Sep 17, 2007 10:46
"Aspirations must be pure and free of selfishness. Arising from the depths of the soul, aspirations are spiritual demands penetrating all of a human life and making it possible for a person to die for their sake. A person without aspirations is like a ship without a rudder or a horse without a bridle. Aspirations give consistent order to life."
~Mas Oyama~
Mas Oyama was the founder of the hardest hitting, hardest training school of karate. Learning martial arts when he was 9, he continued to train under various masters until he turned 23. Then, inspired by the works of Musashi, he spent two and a half years training alone in the mountains. He trained for 12 hours a day, and shaved off one eyebrow to help resist the temptation to return to society. Mas trained by breaking river stones, and punching a tree for hours at a time. When he finished living like an animal in the mountains, he traveled around japan and the globe, winning competitions and holding demonstrations. In 1952, he travelled the United States for a year, demonstrating his karate live and on national televison. During subsequent years, he took on all challengers, resulting in fights with 270 different people. The vast majority of these were defeated with one punch! A fight never lasted more than three minutes, and most rarely lasted more than a few seconds. His fighting principle was simple - if he got through to you, that was it. If he hit you, you broke. If you blocked a rib punch, your arm was broken or dislocated. If you didn't block, your rib was broken. He became known as the Godhand, a living manifestation of the Japanese warriors' maxim Ichi geki, Hissatsu or "One strike, certain death". To him, this was the true aim of technique in karate. The fancy footwork and intricate techniques were secondary.

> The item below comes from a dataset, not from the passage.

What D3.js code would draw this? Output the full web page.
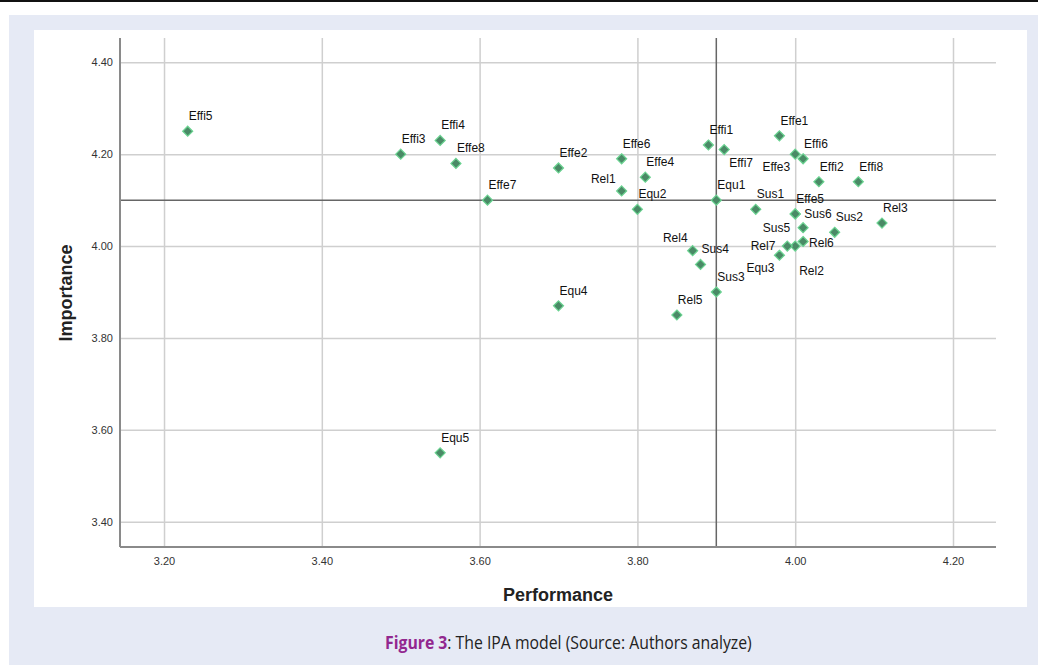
<!DOCTYPE html>
<html>
<head>
<meta charset="utf-8">
<script src="https://cdn.jsdelivr.net/npm/d3@7/dist/d3.min.js"></script>
<style>
  html, body { margin: 0; padding: 0; background: #ffffff; }
  svg { display: block; }
</style>
</head>
<body>
<svg id="chart" width="1038" height="665"></svg>
<script>
// ---- data ----
const labels = ["Effi1","Effi2","Effi3","Effi4","Effi5","Effi6","Effi7","Effi8",
                "Effe1","Effe2","Effe3","Effe4","Effe5","Effe6","Effe7","Effe8",
                "Rel1","Rel2","Rel3","Rel4","Rel5","Rel6","Rel7",
                "Equ1","Equ2","Equ3","Equ4","Equ5",
                "Sus1","Sus2","Sus3","Sus4","Sus5","Sus6"];
const performance = [3.89,4.03,3.50,3.55,3.23,4.01,3.91,4.08,
                     3.98,3.70,4.00,3.81,4.00,3.78,3.61,3.57,
                     3.78,4.00,4.11,3.87,3.85,4.01,3.99,
                     3.90,3.80,3.98,3.70,3.55,
                     3.95,4.05,3.90,3.88,4.01,4.00];
const importance  = [4.22,4.14,4.20,4.23,4.25,4.19,4.21,4.14,
                     4.24,4.17,4.20,4.15,4.07,4.19,4.10,4.18,
                     4.12,4.00,4.05,3.99,3.85,4.01,4.00,
                     4.10,4.08,3.98,3.87,3.55,
                     4.08,4.03,3.90,3.96,4.04,4.07];
const xTicks = [3.20,3.40,3.60,3.80,4.00,4.20];
const yTicks = [3.40,3.60,3.80,4.00,4.20,4.40];
const meanPerformance = 3.90;
const meanImportance = 4.10;
const xTitle = "Performance";
const yTitle = "Importance";
const captionBold = "Figure 3";
const captionRest = ": The IPA model (Source: Authors analyze)";

// ---- label placement (layout only) ----
const defaultPlace = {dx: 1, dy: -11, anchor: "start"};
const labelPlace = {
  "Effi7": {dx: 5,  dy: 17, anchor: "start"},
  "Effe3": {dx: -5, dy: 17, anchor: "end"},
  "Sus6":  {dx: 9,  dy: 4,  anchor: "start"},
  "Sus5":  {dx: -13,dy: 4,  anchor: "end"},
  "Rel7":  {dx: -12,dy: 4,  anchor: "end"},
  "Rel6":  {dx: 6,  dy: 6,  anchor: "start"},
  "Rel2":  {dx: 4,  dy: 29, anchor: "start"},
  "Equ3":  {dx: -5, dy: 17, anchor: "end"},
  "Rel4":  {dx: -5, dy: -9, anchor: "end"},
  "Rel1":  {dx: -6, dy: -8, anchor: "end"}
};

const points = labels.map((l, i) => ({label: l, x: performance[i], y: importance[i]}));

const svg = d3.select("#chart");

// page decoration
svg.append("rect").attr("x", 0).attr("y", 0).attr("width", 1038).attr("height", 2).attr("fill", "#111");
svg.append("rect").attr("x", 9).attr("y", 15).attr("width", 1040).attr("height", 660).attr("fill", "#e6eaf5");
svg.append("rect").attr("x", 34).attr("y", 30).attr("width", 993).attr("height", 577).attr("fill", "#ffffff");

// plot geometry
const pLeft = 120, pRight = 996, pTop = 38, pBottom = 547;
const x = d3.scaleLinear().domain([3.1442, 4.2545]).range([pLeft, pRight]);
const y = d3.scaleLinear().domain([3.345, 4.4529]).range([pBottom, pTop]);

// grid + axes
const xAxis = d3.axisBottom(x).tickValues(xTicks).tickFormat(d3.format(".2f"))
  .tickSizeInner(-(pBottom - pTop)).tickSizeOuter(0).tickPadding(10);
const yAxis = d3.axisLeft(y).tickValues(yTicks).tickFormat(d3.format(".2f"))
  .tickSizeInner(-(pRight - pLeft)).tickSizeOuter(0).tickPadding(7);

const gx = svg.append("g").attr("transform", `translate(0,${pBottom})`).call(xAxis);
const gy = svg.append("g").attr("transform", `translate(${pLeft},0)`).call(yAxis);

[gx, gy].forEach(g => {
  g.selectAll(".tick line").attr("stroke", "#cfcfcf").attr("stroke-width", 1.5);
  g.selectAll(".tick text").attr("fill", "#333").style("font-family", "'Liberation Sans', Arial, sans-serif").style("font-size", "11px");
  g.select(".domain").remove();
});

// reference lines
svg.append("line").attr("x1", x(meanPerformance)).attr("x2", x(meanPerformance))
  .attr("y1", pTop).attr("y2", pBottom).attr("stroke", "#666").attr("stroke-width", 1.5);
svg.append("line").attr("x1", pLeft).attr("x2", pRight)
  .attr("y1", y(meanImportance)).attr("y2", y(meanImportance)).attr("stroke", "#666").attr("stroke-width", 1.5);

// axis lines
svg.append("line").attr("x1", pLeft).attr("x2", pLeft).attr("y1", pTop).attr("y2", pBottom)
  .attr("stroke", "#8a8a8a").attr("stroke-width", 2);
svg.append("line").attr("x1", pLeft).attr("x2", pRight).attr("y1", pBottom).attr("y2", pBottom)
  .attr("stroke", "#8a8a8a").attr("stroke-width", 2);

// markers
const diamond = "M0,-5L5,0L0,5L-5,0Z";
svg.append("g").selectAll("path").data(points).join("path")
  .attr("d", diamond)
  .attr("transform", d => `translate(${x(d.x)},${y(d.y)})`)
  .attr("fill", "#4a8a66").attr("stroke", "#6ad391").attr("stroke-width", 1.2);

// point labels
svg.append("g").selectAll("text").data(points).join("text")
  .attr("x", d => x(d.x) + (labelPlace[d.label] || defaultPlace).dx)
  .attr("y", d => y(d.y) + (labelPlace[d.label] || defaultPlace).dy)
  .attr("text-anchor", d => (labelPlace[d.label] || defaultPlace).anchor)
  .style("font-family", "'Liberation Sans', Arial, sans-serif")
  .style("font-size", "12px").attr("fill", "#111")
  .text(d => d.label);

// axis titles
svg.append("text").attr("x", (pLeft + pRight) / 2).attr("y", 601).attr("text-anchor", "middle")
  .style("font-family", "'Liberation Sans', Arial, sans-serif").style("font-size", "18px").style("font-weight", "bold")
  .attr("fill", "#222").text(xTitle);
svg.append("text").attr("transform", "translate(72,293) rotate(-90)").attr("text-anchor", "middle")
  .style("font-family", "'Liberation Sans', Arial, sans-serif").style("font-size", "18px").style("font-weight", "bold")
  .attr("fill", "#222").text(yTitle);

// caption
const cap = svg.append("text").attr("x", 385).attr("y", 649)
  .style("font-family", "'Open Sans', sans-serif").style("font-size", "18px");
cap.append("tspan").style("font-weight", "bold").attr("fill", "#92278f").text(captionBold);
cap.append("tspan").attr("fill", "#222").text(captionRest);
const w = cap.node().getComputedTextLength();
const target = 367;
cap.attr("transform", `translate(385,0) scale(${target / w},1) translate(-385,0)`);
</script>
</body>
</html>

There are videos of this guy karate chopping the horns off of charging bulls. He was able to kill a full grown bull instantly with a punch to the head.
Why do I bring this up? Do I have some kind of secret, longstanding anti-bull agenda?
Well, not really. Unless I am in a paddock or locked room with a bull, I have no problem with them. The whole "able to kill a bull" thing was only brought up as an indication of how hard this guy trained, and what he was able to achieve. When I read about people like this, I can't help but be inspired. Doing philosophy, I'm sometimes confronted by the straight up impracticality of it. The use of philosophy can be hard to pin down, if it has a use at all. Looking out my window at the busy world of commerce, folks going about the daily business of living, can make doing a purely academic practice seem distant and removed. There is of course a good reason for the feeling of distance, the fact is that 'regular folks' are largely divorced from the philosophical squabbles in the academic sphere. No one cares if private languages are possible, or how it is that objects can maintain identity despite changing properties. And if they do care, they can't spend the majority of the day thinking about it, because there are things to be done. Contemplation is competing for leisure time, not working time.
So I feel a little out of touch sometimes. I'm dedicating huge portions of my time/life to a pursuit that falls outside of the everyday, and outside of the practical. I think that is why I find so much to look up to in guys like Mas Oyama and Musashi. Karate is not practical in much the same way that philosophy is not practical. The application of each is highly limited. So to have some heroes, a couple folks who spent a lifetime following an aspiration for themselves, is like having people cheering you on from the finish line. If I found the stories of Oyama and Musashi to be depressing, or terrifying, then I would know for sure that I needed to drop the philosophy and get myself a real job.
I had a friend from back in oregon visit for the last five days. It is interesting how your conversations change depending on how long you've known someone for. I was thinking about it, and it isn't just the conversations that change. It is almost as if you personally change who you are depending on who is around, and how long you have known them. Maybe the emphasis is more on when you meet someone. I always imagine my friends as basically the same as how they were when we became friends. So people I met when they were 14, I still picture them as that 14 year old version of themselves, the new wrinkles, haircut, and height and weight changes are purely cosmetic.